I have a final project to finish before Tuesday for my Paleooceanography class. Paleoceanography is the study of the ocean’s past. This subject encompasses everything from ocean temperature to circulation to primary production to chemistry. It’s a pretty cool subject, if you like the oceans.
The instructor gave us an assignment that is broad and meandering, which totally blows, but I think I've got an idea that will win him over. Let's discuss it, shall we?
More and more studies are coming out saying that warming around Antarctica happened BEFORE the rise in carbon dioxide after the last glacial (in your face, Al Gore!). If this were the case, we should be able to use tracers of sea-ice coverage around Antarctica to get a time frame of when all this warming happened and compare it to the rise in atmospheric CO2. Antarctica was covered with even more ice than it is now during the last glacial. This ice extended way up north of the actual continent and into the South Seas.
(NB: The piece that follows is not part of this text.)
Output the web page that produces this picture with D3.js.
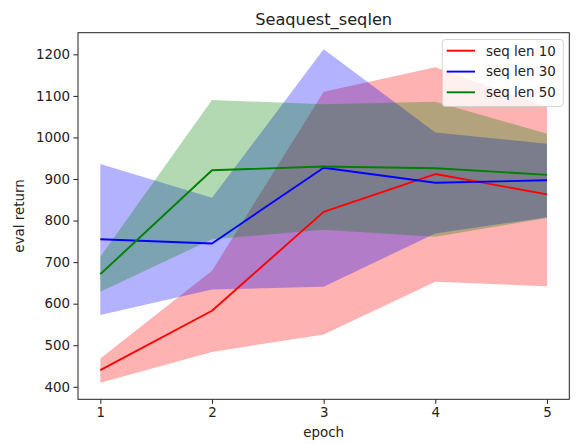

If you cap off the ocean around Antarctica with sea-ice, like during a glacial, you screw with the ocean’s ability to exchange gases with the atmosphere. Gases like carbon dioxide. As we come out of the glacial, the world starts to warm and this sea ice will start to melt. We would like to know the timing of the melting of this ice and compare it to the timing of the increase in atmospheric CO2. One way to tell the timing of this melting is that as the sea-ice melted, it dumped a lot of crap onto the seafloor. Crap that includes the tests of specific diatoms. These diatoms are WAY different than the regular diatoms that live in the salt water. If you can get a sediment core, look at how much of these sea-ice diatoms are present at any given time AND when they disappear, you should be able to make some fantastic claim about the presence of ice around Antarctica. Ta-Da!
Sidenote! Doesn't Antarctica look like a smiling rhinocerous? Now you'll never forget how to draw this, our most neglected continent.
Cornfused? Me too. But somehow or another I’ve gotta sort this out before Tuesday. I'm so fucked.